There’s one more place to pump iron or get your spin on in Aspen these days.
After a two-month closure, the former Aspen Athletic Club reopened under a new name and new ownership on Nov. 1. Jean-Robert Barbette opened J.R.’s Gym in the 12,000-square-foot downstairs space of the building at the corner of Hyman and Original. Added to the higher-end facility he’s had and added to for 20 years on the top floor of the building, the Belgian fitness master now controls 16,000 square feet of prime downtown workout space.
“Seventy people were in here on Monday morning, former Aspen Athletic Club members,” Barbette said. “They were all so happy to see each other, to be back.”
Barbette won a lease war earlier this year when building owner CM LLC, represented locally by John Martin, awarded him the lease for the space. Aspen Club and Spa owner Michael Fox had also been negotiating for the space after he and Aspen Athletic Club owner Bill Hoffner merged their businesses, with the Aspen Club buying the Hoffner’s membership list in the process. There were also supposedly negotiations with national chain Gold’s Gym.
The owners went with Barbette, he said, when he offered to take over the upstairs space formerly occupied by real estate firm Coates, Reid and Waldron, which fell victim to the recession. The catch was, he had to take over the Aspen Athletic Club space as well.
But the landlords also share Barbette’s vision, he said, which includes renovating and modernizing the gym spaces bit by bit.
“I told him we need to de-’70s the building,” said Barbette, “and he listened to me.”
To that end, the upstairs gym — still called Jean Robert’s Gym — now has access to a skylight in the middle of the roof via glass windows facing the interior of the building. Large glass windows on the exterior already offer panoramic views in every direction. The locker rooms have been modernized with state-of-the-art lockers. A high-tech stereo system can be adjusted to change the music in different zones. And the entire fleet of workout equipment is brand new, including video-game like stationary bicycles and treadmills with iPod hookups and movie-watching capabilities — representing hundreds of thousands of dollars worth of investment, Barbette said.
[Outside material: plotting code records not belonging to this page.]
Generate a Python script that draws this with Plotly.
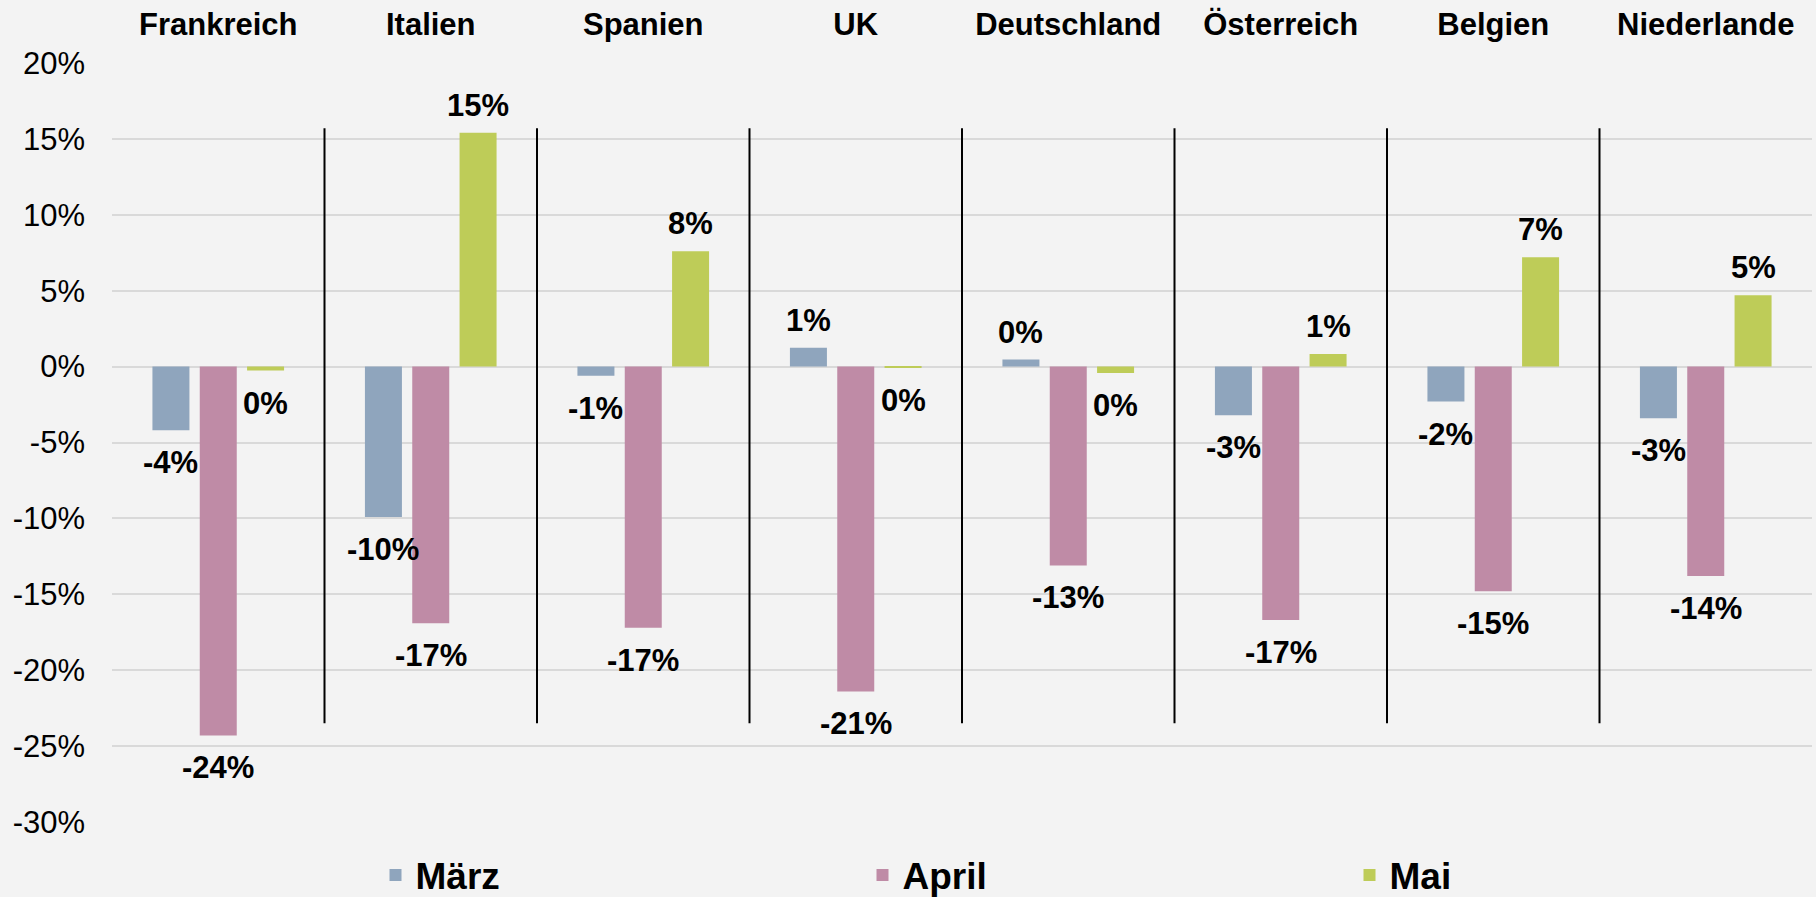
import plotly.graph_objects as go

countries = ["Frankreich", "Italien", "Spanien", "UK", "Deutschland", "Österreich", "Belgien", "Niederlande"]
series_names = ["März", "April", "Mai"]
maerz = [-4.2, -9.9, -0.6, 1.25, 0.46, -3.2, -2.3, -3.4]
april = [-24.3, -16.9, -17.2, -21.4, -13.1, -16.7, -14.8, -13.8]
mai = [-0.26, 15.4, 7.6, -0.1, -0.42, 0.83, 7.2, 4.7]
y_ticks = [20, 15, 10, 5, 0, -5, -10, -15, -20, -25, -30]

colors = ["#8FA5BD", "#BF8BA6", "#BECC58"]
FONT = "Liberation Sans, Arial, sans-serif"
BG = "#F3F3F3"

BARGAP = 0.332
GROUPGAP = 0.218
SEP_TOP, SEP_BOTTOM = 15.7, -23.5

fig = go.Figure()
all_series = [maerz, april, mai]
for name, vals, col in zip(series_names, all_series, colors):
    fig.add_trace(go.Bar(
        name=name, x=countries, y=vals,
        marker=dict(color=col, line=dict(width=0)),
    ))

def fmt(v):
    r = int(round(v))
    return f"{r}%"

slot = (1 - BARGAP) / len(all_series)
for si, vals in enumerate(all_series):
    off = (si - 1) * slot
    for ci, v in enumerate(vals):
        neg = v < 0
        fig.add_annotation(
            x=ci + off, y=v, xref="x", yref="y",
            text=f"<b>{fmt(v)}</b>", showarrow=False,
            yanchor="top" if neg else "bottom",
            yshift=-13 if neg else 8,
            font=dict(family=FONT, size=31, color="#000000"),
        )

for i in range(len(countries) - 1):
    fig.add_shape(type="line", xref="x", yref="y",
                  x0=i + 0.5, x1=i + 0.5, y0=SEP_BOTTOM, y1=SEP_TOP,
                  line=dict(color="#000000", width=2))

fig.update_layout(
    width=1816, height=897,
    paper_bgcolor=BG, plot_bgcolor=BG,
    barmode="group", bargap=BARGAP, bargroupgap=GROUPGAP,
    margin=dict(l=112, r=4, t=63, b=75, autoexpand=False),
    font=dict(family=FONT, color="#000000"),
    legend=dict(
        orientation="h", x=0.155, xanchor="left", y=-0.0705, yanchor="middle",
        entrywidth=442, entrywidthmode="pixels",
        font=dict(family=FONT, size=37, color="#000000", weight="bold"),
        bgcolor="rgba(0,0,0,0)", traceorder="normal",
    ),
    xaxis=dict(
        type="category", side="top", showgrid=False, zeroline=False, showline=False,
        ticks="", tickfont=dict(family=FONT, size=31, color="#000000", weight="bold"),
        ticklabelstandoff=21,
    ),
    yaxis=dict(
        range=[-30, 20], tickvals=y_ticks, ticktext=[f"{t}%" for t in y_ticks],
        showgrid=True, gridcolor="#D9D9D9", gridwidth=2, zeroline=False, showline=False,
        ticks="", tickfont=dict(family=FONT, size=31, color="#000000"),
        ticklabelstandoff=26,
    ),
)

fig.write_html(
    "out.html",
    config={"displayModeBar": False},
    post_script="document.body.style.margin='0';document.body.style.background='#F3F3F3';",
)
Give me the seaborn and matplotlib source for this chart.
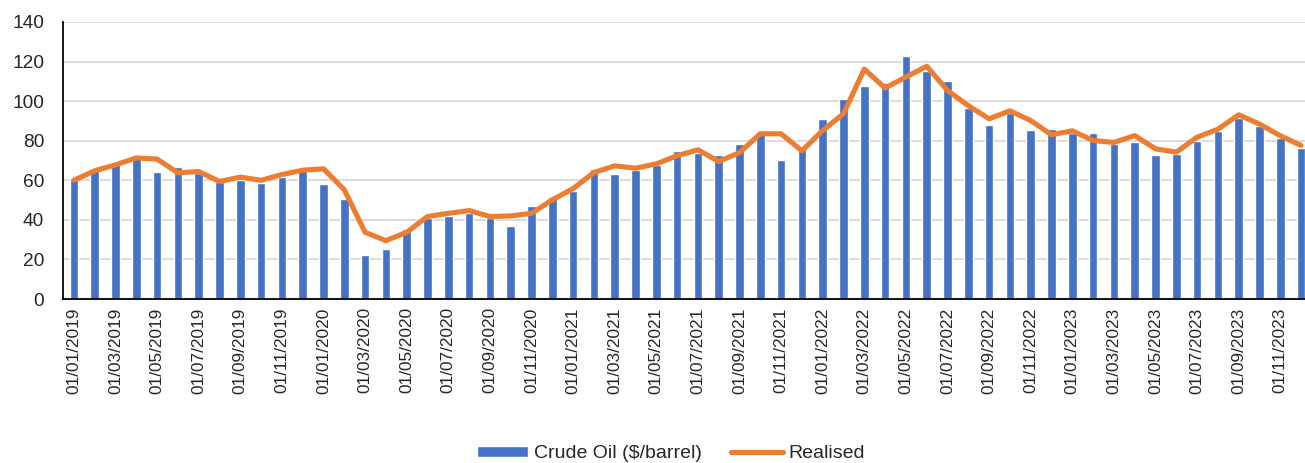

Downstairs, in J.R.’s Gym, nothing has changed — yet. When Barbette officially took the lease over on Monday, he didn’t move a single machine, hoping that former Aspen Atheltic Club members would be happy to come back to a familiar place.
“This is the more basic fitness, the more traditional ways people work out,” he said.
But he’s got plans to change the old aerobic room into a warmer and more inviting yoga room by bringing down the extremely high ceiling. Eventually a second floor will be added to double the space for classes.
In the meantime, an ever-expanding roster of classes will be gradually added including ski conditioning, yoga, Pilates, aerobics, spinning and dance.
Another area to be spruced up is the lap pool and hot tub area, plus the two massage rooms. Small changes will be happening through January or so.
Barbette says he has “hundreds” of members already, declining to be more specific than that, and predicts he’ll eventually have 80 percent of the former Aspen Athletic Club’s membership.
Memberships in J.R.’s Gym are now running $75 for Aspen Chamber members and $95 for non-members, while memberships upstairs in Jean Robert’s are $148 across the board. Day passes are available for both facilities, and while upstairs members have access to more classes and will get discounts on massages, downstairs members can add classes in an a la carte fashion. Barbette likens the structure of the memberships to a menu, where “you can start cheap by sitting at the bar” and order extra items according to your budget and taste.
Barbette says he has many more machines than his main competitor, the Aspen Club, and eventually will have more classes. His concept is to focus on fitness and not the extras like spa services and a cafe.
“The whole idea is to have fitness for everyone, not just the rich, or the poor,” he said. “I try to make it simple so people can come in, work out, have fun and be done.”